陈庆元先生给嵇康写的传的大标题是“龙性难训”,也就是嵇康身上太有自我的个性,不容妥协不许被收买,这个性格是难以驯服的,像传说中摸不着而且神秘的龙。嵇康就是这样的人,才会得罪钟会,得罪司马昭,而这一切,都要从《与山巨源绝交书》说起,这是一个伏笔。嵇康所任的小官不能满足其生活需要,他不往上爬也不辞官,这是由于他对理想世界的幻想,或者说对以往时光一种追悼式的怀念。为什么这么说呢,嵇康是曹家的女婿,这个官是曹家给他的,不论大小,嵇康都十分珍惜。嵇康所在的年份处在魏朝末年,朝政已经被狡猾的司马家族把持着,魏朝天下俨然改姓司马了。当时人说司马昭之心,路人皆知,说明司马家的野心勃勃,而且公然在政坛上耀武扬威了。司马家族扮演着篡夺者的身份,企图拉拢天下名士来巩固自己的位置。山涛也许就是那个识时务的,但不能说他品格低下。显然如果让朝廷比自己才能差的人来管理,那么社会不是更为黑暗么。何况山涛自幼家道中落,重新振兴家族的愿望需要政绩来实现。其实山涛的选择说到底也没有过错。只是嵇康身上更多一份不羁,更多一种不合适宜的想法而已。
嵇康和山涛绝交,实质的说法应为,嵇康和司马家族的绝交。如果一个大名士不为我所用,他的下场只有一个,杀,这是司马昭的想法。嵇康不是想对世界宣布和山涛断绝来往,而是张扬和司马的决断。嵇康一日不辞官回家打铁去,其实就是对曹魏王朝还保留着美丽的幻觉。

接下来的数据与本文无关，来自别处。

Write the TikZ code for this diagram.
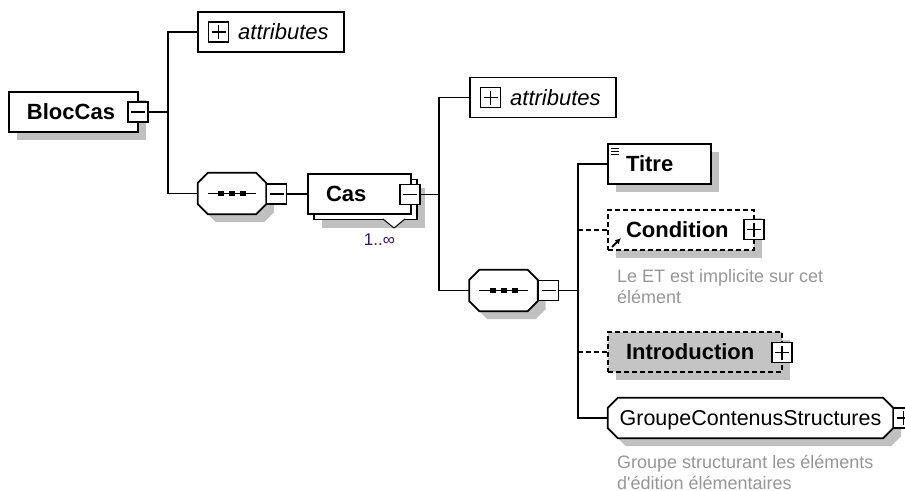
\documentclass[tikz,border=0pt]{standalone}
\usepackage{fontspec}
\setmainfont{Liberation Sans}
\usetikzlibrary{arrows.meta,shadows,backgrounds}

\definecolor{shadowgray}{RGB}{192,192,192}
\definecolor{introgray}{RGB}{196,196,196}
\definecolor{notegray}{RGB}{150,150,150}
\definecolor{occurblue}{RGB}{48,24,96}

% octagon round an empty node
\newcommand{\chamfer}[2]{([xshift=#2]#1.north west) -- ([xshift=-#2]#1.north east)
  -- ([yshift=-#2]#1.north east) -- ([yshift=#2]#1.south east)
  -- ([xshift=-#2]#1.south east) -- ([xshift=#2]#1.south west)
  -- ([yshift=#2]#1.south west) -- ([yshift=-#2]#1.north west) -- cycle}

\tikzset{
  boxline/.style={line width=1.8pt},
  castshadow/.style={drop shadow={shadow xshift=8pt,shadow yshift=-8pt,fill=shadowgray,opacity=1}},
  elembox/.style={boxline,draw,fill=white,minimum height=40pt,inner xsep=18pt,inner ysep=0pt,
    align=left,font=\fontsize{22}{26}\selectfont\bfseries},
  optbox/.style={elembox,dash pattern=on 5pt off 3pt},
  attrbox/.style={boxline,draw,fill=white,minimum height=40pt,minimum width=146pt,inner sep=0pt},
  attrtext/.style={anchor=west,inner sep=0pt,font=\fontsize{22}{26}\selectfont\itshape},
  togglebox/.style={draw,fill=white,line width=1.6pt,minimum size=20pt,inner sep=0pt},
  plusbox/.style={togglebox,path picture={
    \draw[line width=1.6pt] ([xshift=-7pt]path picture bounding box.center) -- ([xshift=7pt]path picture bounding box.center)
      ([yshift=-7pt]path picture bounding box.center) -- ([yshift=7pt]path picture bounding box.center);}},
  minusbox/.style={togglebox,path picture={
    \draw[line width=1.6pt] ([xshift=-7pt]path picture bounding box.center) -- ([xshift=7pt]path picture bounding box.center);}},
  seqnode/.style={minimum width=68pt,minimum height=41pt,inner sep=0pt},
  groupnode/.style={minimum width=285pt,minimum height=40pt,inner sep=0pt,text depth=0pt,
    font=\fontsize{21.5}{26}\selectfont},
  link/.style={line width=1.8pt},
  optlink/.style={link,dash pattern=on 5pt off 3pt},
  note/.style={text=notegray,font=\fontsize{18}{21}\selectfont,align=left,inner sep=0pt,anchor=north west}
}

\begin{document}
\begin{tikzpicture}[x=1pt,y=-1pt,>=Latex]
\useasboundingbox (0,0) rectangle (905,490);

% BlocCas
\node[elembox,castshadow,text width=93pt] (bloccas) at (73.5,112) {BlocCas};
\node[minusbox] (blocm) at (138,112) {};
\coordinate (fork1) at (168,112);

\node[attrbox] (attr1) at (271,32) {};
\node[plusbox] (attr1p) at (218.5,32) {};
\node[attrtext] (attr1t) at (238,32) {attributes};

\node[seqnode] (seq1) at (232,193.5) {};
\node[minusbox] (seq1m) at (276.5,194) {};

% Cas
\node[elembox,castshadow,text width=67pt] (casback) at (365.5,199.5) {};
\node[elembox,text width=67pt] (cas) at (359.5,194) {Cas};
\draw[line width=1pt,fill=white] (383,219) -- (394,228) -- (405,219);
\node[minusbox] (casm) at (410,194.5) {};
\node[font=\fontsize{17}{20}\selectfont,text=occurblue] (casocc) at (379.5,240) {1..∞};
\coordinate (fork2) at (439,194.5);

\node[attrbox] (attr2) at (543,97.5) {};
\node[plusbox] (attr2p) at (490.5,97.5) {};
\node[attrtext] (attr2t) at (510,97.5) {attributes};

\node[seqnode] (seq2) at (503.5,290.5) {};
\node[minusbox] (seq2m) at (548.5,290.5) {};
\coordinate (fork3) at (578,290.5);

% children of the second sequence
\node[elembox,castshadow,text width=67pt] (titre) at (659.5,164) {Titre};
\foreach \yy in {148,151,154}
  \draw[line width=0.8pt] (611,\yy) -- (619,\yy);

\node[optbox,castshadow,text width=110pt] (condition) at (681,230) {Condition};
\node[plusbox] (condp) at (754,229.5) {};
\draw[-{Latex[length=6pt,width=6pt]},line width=2pt] (612,247) -- (621,238);
\node[note] (condnote) at (617,269) {Le ET est implicite sur cet\\élément};

\node[optbox,castshadow,fill=introgray,text width=138pt] (intro) at (695,352) {Introduction};
\node[plusbox] (introp) at (782,352.5) {};

\node[groupnode] (groupe) at (750.5,418) {GroupeContenusStructures};
\node[plusbox] (groupep) at (903.5,418) {};
\node[note] (groupenote) at (617,455.5) {Groupe structurant les éléments\\d\textquotesingle édition élémentaires};

% octagons
\begin{scope}[on background layer]
  \draw[boxline,fill=white,castshadow] \chamfer{seq1}{10pt};
  \draw[boxline,fill=white,castshadow] \chamfer{seq2}{10pt};
  \draw[boxline,fill=white,castshadow] \chamfer{groupe}{10pt};
\end{scope}
\foreach \s in {seq1,seq2}{
  \draw[line width=1.5pt] ([xshift=10pt]\s.west) -- ([xshift=-10pt]\s.east);
  \foreach \dx in {-11,0,11}
    \fill ([xshift=\dx pt]\s.center) ++(-3,-2.5) rectangle ++(6,5);
}

% connectors
\draw[link] (blocm.east) -- (fork1);
\draw[link] (attr1.west) -| (fork1) |- (seq1.west);
\draw[link] (seq1m.east) -- (cas.west);
\draw[link] (casm.east) -- (fork2);
\draw[link] (attr2.west) -| (fork2) |- (seq2.west);
\draw[link] (seq2m.east) -- (fork3);
\draw[link] (titre.west) -| (fork3) |- (groupe.west);
\draw[optlink] (fork3 |- condition.west) -- (condition.west);
\draw[optlink] (fork3 |- intro.west) -- (intro.west);
\end{tikzpicture}
\end{document}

如果司马家早两年夺位,也许嵇康便不在任上了吧。嵇康虽然官位低,生活作风有点像隐士,但是名气很大,几乎当时无有过其者,因为何晏等人早被气量狭隘的司马家以某种接口杀绝了。钟会,大名士钟繇的儿子,像在玄学上混出点名堂来,于是就前来拜会嵇康。第一次,他是很虔诚被抱着自己的论著过来的,但是没有进嵇康家门便匆匆离开。或许是因为觉得文章不够分量,不敢在高人面前出丑。第二次过来拜访,他已不带著作来,而是带着马车仆人来——他在官场得意,于是感觉有资本吧?但是嵇康没有理会这个人,把他晾在一边,自顾着手上的铁和槌子。钟会很没有面子,想走。嵇康就问他,“听到什么了过来,看到什么了就回去呢”,钟会说到“闻所闻而来,见所见而去。”意思说听闻嵇康先生的声名过来,看到今天如此对待来客就走啦。钟会这个来茅草屋看寒士,带着车马,这架势似乎故意不给嵇康台阶,而且有点仗势充胖脸的意味在里头。嵇康怎么要理会这种人呢,当然不理了,钟会不免怀恨在心。如果说嵇康和山涛的绝交只是表象的真实,那么嵇康拒绝钟会就是从骨头里面的排斥。钟会会陷害嵇康,这个世界的黑暗势力同样张开犬牙对付嵇康。嵇康本意调解他朋友兄弟的失和,却无端陷入冤狱莫可辩白。司马集团暗暗道,这下好了,可以拔除这颗眼中钉、肉中刺了。当嵇康被处死的消息传开,三千名太学生集体走上街头,拜嵇康为师。这场中国历史上最早的学生请愿运动并没有得到效果。嵇康弹奏绝调《广陵散》后就慷慨赴死,带着他中散大夫的官衔走向坟地。
嵇康的死,是对司马家族的血色宣战,也是他为他一生不羁的性格埋单。会有人说这个代价太大了吧,不值得,但是这一切似乎又符合情理。千百年前的嵇康,被今时的我久久怀念着。因为他的傲骨风度,也因为他的悲惨结局。想着嵇康的绝决,想着嵇康在独自抚琴把绝唱传远。这时候,想起余秋雨的一篇大作《遥远的绝唱》。